** Start Collected material **
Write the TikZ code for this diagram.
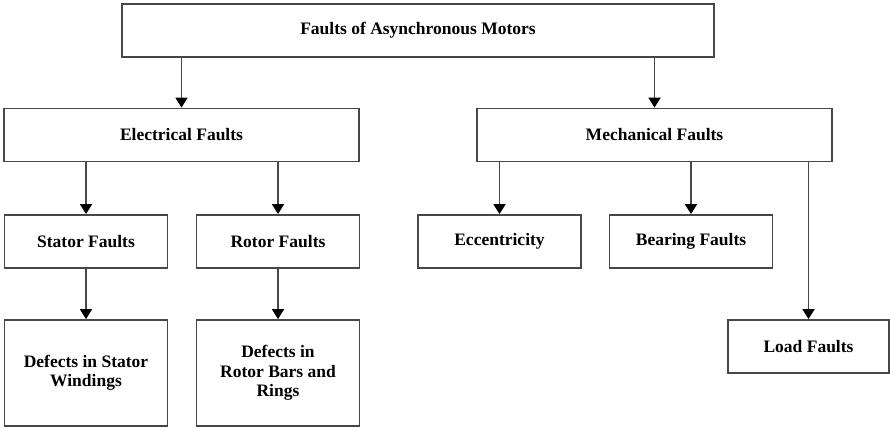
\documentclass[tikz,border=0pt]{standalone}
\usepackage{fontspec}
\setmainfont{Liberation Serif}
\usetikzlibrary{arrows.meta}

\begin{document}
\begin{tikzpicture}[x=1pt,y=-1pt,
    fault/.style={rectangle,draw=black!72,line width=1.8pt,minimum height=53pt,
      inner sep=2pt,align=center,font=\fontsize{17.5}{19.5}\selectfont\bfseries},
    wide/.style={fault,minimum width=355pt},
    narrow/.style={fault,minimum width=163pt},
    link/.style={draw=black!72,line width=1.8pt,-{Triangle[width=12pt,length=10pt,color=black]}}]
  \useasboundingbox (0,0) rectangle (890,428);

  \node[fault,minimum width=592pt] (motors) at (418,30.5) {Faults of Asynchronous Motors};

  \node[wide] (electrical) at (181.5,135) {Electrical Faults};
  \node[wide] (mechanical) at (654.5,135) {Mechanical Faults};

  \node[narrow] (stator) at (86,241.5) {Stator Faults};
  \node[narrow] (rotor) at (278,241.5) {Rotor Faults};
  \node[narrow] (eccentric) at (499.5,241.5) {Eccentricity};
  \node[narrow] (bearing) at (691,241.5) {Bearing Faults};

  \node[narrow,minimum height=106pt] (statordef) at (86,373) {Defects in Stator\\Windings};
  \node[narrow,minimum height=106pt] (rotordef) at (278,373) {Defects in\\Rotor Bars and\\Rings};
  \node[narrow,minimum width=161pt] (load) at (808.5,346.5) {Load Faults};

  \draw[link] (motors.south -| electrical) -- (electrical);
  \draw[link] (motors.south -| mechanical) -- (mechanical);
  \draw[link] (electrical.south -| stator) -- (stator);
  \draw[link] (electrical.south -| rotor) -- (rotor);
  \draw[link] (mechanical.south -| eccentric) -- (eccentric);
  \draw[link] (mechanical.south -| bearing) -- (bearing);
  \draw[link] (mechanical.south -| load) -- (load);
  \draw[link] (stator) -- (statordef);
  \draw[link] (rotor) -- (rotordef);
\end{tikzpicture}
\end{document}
** End Collected material **
Exercise details
Return the full material word for word. Do not include the pictures.

Final answer
Write the TikZ code for this diagram.
\documentclass[tikz,border=0pt]{standalone}
\usepackage{fontspec}
\setmainfont{Liberation Serif}
\usetikzlibrary{arrows.meta}

\begin{document}
\begin{tikzpicture}[x=1pt,y=-1pt,
    fault/.style={rectangle,draw=black!72,line width=1.8pt,minimum height=53pt,
      inner sep=2pt,align=center,font=\fontsize{17.5}{19.5}\selectfont\bfseries},
    wide/.style={fault,minimum width=355pt},
    narrow/.style={fault,minimum width=163pt},
    link/.style={draw=black!72,line width=1.8pt,-{Triangle[width=12pt,length=10pt,color=black]}}]
  \useasboundingbox (0,0) rectangle (890,428);

  \node[fault,minimum width=592pt] (motors) at (418,30.5) {Faults of Asynchronous Motors};

  \node[wide] (electrical) at (181.5,135) {Electrical Faults};
  \node[wide] (mechanical) at (654.5,135) {Mechanical Faults};

  \node[narrow] (stator) at (86,241.5) {Stator Faults};
  \node[narrow] (rotor) at (278,241.5) {Rotor Faults};
  \node[narrow] (eccentric) at (499.5,241.5) {Eccentricity};
  \node[narrow] (bearing) at (691,241.5) {Bearing Faults};

  \node[narrow,minimum height=106pt] (statordef) at (86,373) {Defects in Stator\\Windings};
  \node[narrow,minimum height=106pt] (rotordef) at (278,373) {Defects in\\Rotor Bars and\\Rings};
  \node[narrow,minimum width=161pt] (load) at (808.5,346.5) {Load Faults};

  \draw[link] (motors.south -| electrical) -- (electrical);
  \draw[link] (motors.south -| mechanical) -- (mechanical);
  \draw[link] (electrical.south -| stator) -- (stator);
  \draw[link] (electrical.south -| rotor) -- (rotor);
  \draw[link] (mechanical.south -| eccentric) -- (eccentric);
  \draw[link] (mechanical.south -| bearing) -- (bearing);
  \draw[link] (mechanical.south -| load) -- (load);
  \draw[link] (stator) -- (statordef);
  \draw[link] (rotor) -- (rotordef);
\end{tikzpicture}
\end{document}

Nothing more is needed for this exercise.